XULRunner and the Database Achilles Heel

One of the most frequent and persistent complaints about XULRunner is that I have explicitly excluded support for client/server SQL databases. Some have even gone forth to say that lack of proper database access in the platform will be it’s Achilles’ heel. And so I’m going to try and address this issue head-on:

XULRunner does have a database strategy: the platform will provide support for a SQLite embedded database API reflected into XPCOM. It will not include support for client/server database mechanisms such as MySQL/Oracle/etc. This reasons for this are fairly simple: The primary targets of XULRunner are twofold: support the Mozilla rich-client apps (Firefox and Thunderbird); and allow innovation of networked rich client apps based on web technologies. Client/server databases really don’t have any part in this strategy; Mozilla would not have any real testing/QA framework for this code if it were included. We need to keep a lean and focused platform that does not try to solve everyone’s problems.

Having said that, there are a couple solutions for doing client/server database access:

  1. Jan Varga has done client/server database code which lives in extensions/sql. If an app really needs client/server database access, it can ship the SQL extension with the application; I’m going to work with Jan to get this code into shape as a real platform-level extension and make it available on http://addons.mozilla.org/.
  2. It’s not that hard to write a web proxy which takes SQL, performs a query, and returns the results as XML: AJAX-style web apps could use this to perform SQL-based queries over XMLHttpRequest. This will be even more useful once Neil Deakin completes the template work.

I’ll have a few cool XULRunner demonstrations up shortly, including a popular AJAX-style webapp in it’s own XULRunner process (hopefully with minimize-to-tray and everything), and the beginnings of some dashboard-like widgets written in XUL+SVG that are loaded directly from the web and have web-based security permissions.

Atom Feed for Comments 8 Responses to “XULRunner and the Database Achilles Heel”

  1. Raymond Says:

    Will these examples run in a nightly build of xulrunner?? .. or do you need a selfmade build with svg / canvas / sqllite included..

  2. Benjamin Smedberg Says:

    Current nightly builds of XULRunner include SVG+canvas. SQLite is not yet included; I should turn it on.

  3. CK Says:

    Can we install extension to XULRunner now?

  4. Benjamin Smedberg Says:

    Extensions to “the platform” are covered by bug 299716 (not fixed yet).

  5. jed Says:

    Awesome.
    Very much looking forward to your examples and latest nightlies!!

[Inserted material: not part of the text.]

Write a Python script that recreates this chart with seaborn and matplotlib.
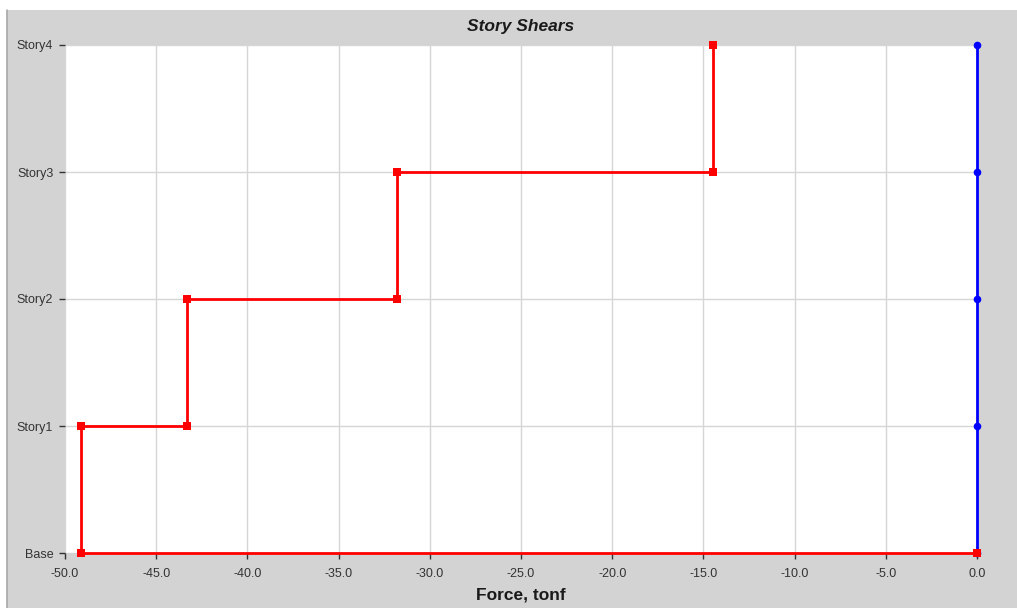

    In a few month time I’m planning on starting a new product that will be xulrunner based, so I’m really excited as to what you are doing!

    It would be most excellent if there could be a built-in ‘minimize-to-tray’!

  6. TMr Says:

    While it may well be, that such things are best to be done by pluggable modules, please do not mind, f I ask you kindly to remember, that a *lot* of people are focussed on xulrunner as a generic application development platform/framework and want the *full* functionality, that has been there all the time, of course in a nicely cleaned up fashion, that it comes now.

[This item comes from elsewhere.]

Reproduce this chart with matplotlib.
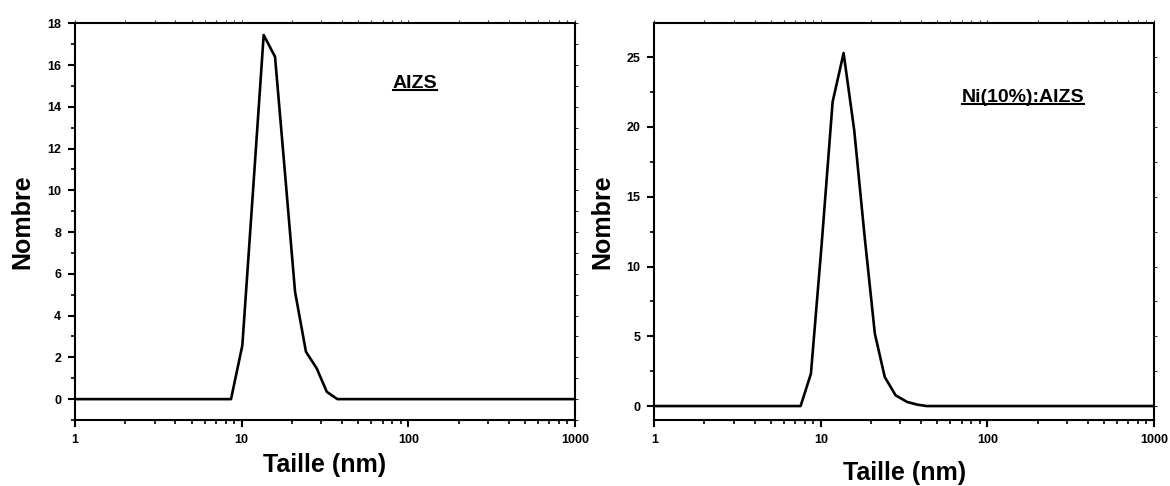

    When mozilla.org decided to drop the ‘Suite’ they promised lower memory usage, easier usage due to less functions, which could be added by ‘extensions’.

    The ‘extensions’ “fiasco” is well known. No extension-styleguid, cluttered up menus, and the more functions one adds, the more strange stuff one gets. Menu items named like Turbo-dTA! and so on. I would be sad to see similare things happen (albeit in another fasshion) to XULRunner. XULRunner is needed by more than just the NVU and Firefox/Thunderbird/Calendar developers.

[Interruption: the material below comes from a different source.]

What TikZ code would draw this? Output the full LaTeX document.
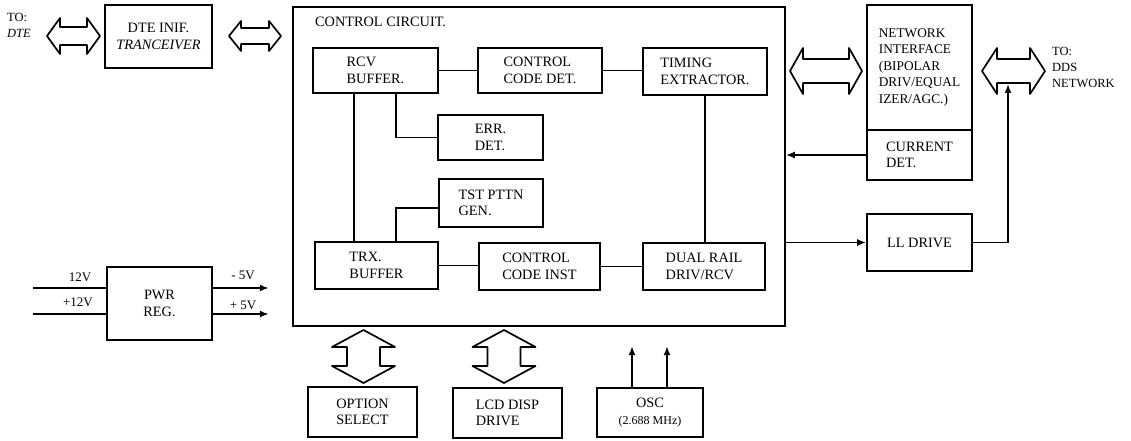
\documentclass[tikz,border=0pt]{standalone}
\usepackage{fontspec}
\setmainfont{Liberation Serif}
\usetikzlibrary{arrows.meta}
\newcommand\fs{\fontsize{14.3}{16.5}\selectfont}
\newcommand\fsn{\fontsize{13.3}{16.5}\selectfont}
\newcommand\fsm{\fontsize{12.5}{16}\selectfont}
\newcommand\harrow[6]{% x1 x2 cy H h L
  \draw[fat] (#1,#3) -- (#1+#6,#3-#4) -- (#1+#6,#3-#5) -- (#2-#6,#3-#5) -- (#2-#6,#3-#4) -- (#2,#3)
    -- (#2-#6,#3+#4) -- (#2-#6,#3+#5) -- (#1+#6,#3+#5) -- (#1+#6,#3+#4) -- cycle;}
\newcommand\varrow[6]{% cx y1 y2 H h L
  \draw[fat] (#1,#2) -- (#1+#4,#2+#6) -- (#1+#5,#2+#6) -- (#1+#5,#3-#6) -- (#1+#4,#3-#6) -- (#1,#3)
    -- (#1-#4,#3-#6) -- (#1-#5,#3-#6) -- (#1-#5,#2+#6) -- (#1-#4,#2+#6) -- cycle;}
\begin{document}
\begin{tikzpicture}[x=1pt,y=-1pt,
  box/.style={draw, line width=1.7pt, inner sep=0pt, align=left, font=\fs},
  wire/.style={line width=1.7pt},
  fat/.style={draw, line width=1.7pt, fill=white, line join=round},
  arr/.style={line width=1.7pt, -{Latex[length=9pt,width=7pt]}},
  lbl/.style={inner sep=0pt, font=\fsm, align=left}]
\useasboundingbox (0,0) rectangle (1131,441);

% left side
\node[lbl, anchor=north west] (todte) at (7,13) {TO:\\\textit{DTE}};
\harrow{47}{100}{36}{18}{9}{13}
\node[box, align=center, minimum width=107pt, minimum height=63pt] (dte) at (158.5,36.5) {DTE INIF.\\\textit{TRANCEIVER}};
\harrow{229}{281}{36}{15}{8}{12}

% control circuit
\node[box, minimum width=492pt, minimum height=319pt] (ctrl) at (539,166.5) {};
\node[inner sep=0pt, font=\fs, anchor=base west] (ctitle) at (315,27) {CONTROL CIRCUIT.};
\node[box, minimum width=125pt, minimum height=45pt] (rcv) at (375.5,70.5) {RCV\\BUFFER.};
\node[box, minimum width=124pt, minimum height=45pt] (ccd) at (540,70.5) {CONTROL\\CODE DET.};
\node[box, minimum width=124pt, minimum height=47pt] (tim) at (705,71.5) {TIMING\\EXTRACTOR.};
\node[box, minimum width=105pt, minimum height=45pt] (err) at (490.5,137.5) {ERR.\\DET.};
\node[box, minimum width=104pt, minimum height=48pt] (tst) at (491,203) {TST PTTN\\GEN.};
\node[box, minimum width=123pt, minimum height=47pt] (trx) at (376.5,265.5) {TRX.\\BUFFER};
\node[box, minimum width=121pt, minimum height=47pt] (cci) at (539.5,266.5) {CONTROL\\CODE INST};
\node[box, minimum width=122pt, minimum height=47pt] (dual) at (704,266.5) {DUAL RAIL\\DRIV/RCV};

\draw[wire] (rcv.east) -- (rcv.east -| ccd.west);
\draw[wire] (ccd.east) -- (ccd.east -| tim.west);
\draw[wire] ([xshift=42pt]rcv.south west) -- ([xshift=42pt]rcv.south west |- trx.north);
\draw[wire] ([xshift=84pt]rcv.south west) |- (err.west);
\draw[wire] ([xshift=82pt]trx.north west) |- ([yshift=-5pt]tst.west);
\draw[wire] (trx.east) -- (trx.east -| cci.west);
\draw[wire] (cci.east) -- (cci.east -| dual.west);
\draw[wire] (tim.south) -- (tim.south |- dual.north);

% network side
\harrow{790}{862}{71}{23}{12}{13}
\node[box, font=\fsn, minimum width=105pt, minimum height=125pt] (neta) at (919.5,67.5) {NETWORK\\INTERFACE\\(BIPOLAR\\DRIV/EQUAL\\IZER/AGC.)};
\node[box, minimum width=105pt, minimum height=50pt] (netb) at (919.5,155) {CURRENT\\DET.};
\harrow{982}{1045}{71}{23}{12}{15}
\node[lbl, anchor=north west] (todds) at (1052,47) {TO:\\DDS\\NETWORK};
\node[box, minimum width=105pt, minimum height=57pt] (ll) at (919.5,242.5) {LL DRIVE};
\coordinate (ddsb) at (1008,84);
\draw[arr] (netb.west) -- (netb.west -| ctrl.east);
\draw[arr] (ll.west -| ctrl.east) -- (ll.west);
\draw[arr] (ll.east) -| (ddsb);

% power regulator
\node[box, align=center, minimum width=105pt, minimum height=73pt] (pwr) at (159.5,303.5) {PWR\\REG.};
\coordinate (in1) at (33,288);
\coordinate (in2) at (33,314);
\draw[wire] (in1) -- (in1 -| pwr.west);
\draw[wire] (in2) -- (in2 -| pwr.west);
\draw[arr] (pwr.east |- in1) -- ++(56,0);
\draw[arr] (pwr.east |- in2) -- ++(56,0);
\node[lbl, font=\fontsize{13}{15}\selectfont] (l12) at (80,277) {12V};
\node[lbl, font=\fontsize{13}{15}\selectfont] (lp12) at (78,302) {+12V};
\node[lbl, font=\fontsize{13}{15}\selectfont] (lm5) at (243,275) {- 5V};
\node[lbl, font=\fontsize{13}{15}\selectfont] (lp5) at (243,305) {+ 5V};

% bottom blocks
\varrow{363.5}{330}{383}{31.5}{16.5}{17}
\varrow{504}{330}{383}{31.5}{16.5}{17}
\node[box, align=center, minimum width=109pt, minimum height=50pt] (opt) at (362.5,412) {OPTION\\SELECT};
\node[box, minimum width=109pt, minimum height=50pt] (lcd) at (507.5,413) {LCD DISP\\DRIVE};
\node[box, align=center, minimum width=106pt, minimum height=49pt] (osc) at (650,412.5) {OSC\\{\fontsize{12}{14}\selectfont(2.688 MHz)}};
\draw[arr] ([xshift=-18pt]osc.north) -- ++(0,-41);
\draw[arr] ([xshift=17pt]osc.north) -- ++(0,-41);
\end{tikzpicture}
\end{document}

    I very much want un unstripped, unlimited RAD framework, that can do *all* that Mozilla/Firefox can do.

    As I understand it, this is your goal too. However, I have a slight angst… now, that I am aware, that the main reason Firefox is so successfull is less of a technical nature than a political (newspaper-ads, flashy website redesign, link-tightening, unkept promises, “happy-making” with surface tricks).

    Maybe I completley misunderstand what is going on behind the scenes, but, really, that, what was once called XPFE, meaning RAD of serious applications without authoring a single line of C/C++, while having all the power of XPCOM beneath, that I want to see survive.

    Thanks, and thank you for forgiving (hopefully ;-)) my illiteracy about what is going on really.

  7. Jaap Aap Says:

    Is the sqlite functionality available in 1.8.0.1? Are there any docs/examples?

    Thank you very much for xulrunner. I think this will bring open source to the masses… :-)

  8. Donald Organ Says:

    How do i get this?? I want to add the extension to XULRunner, is that possible??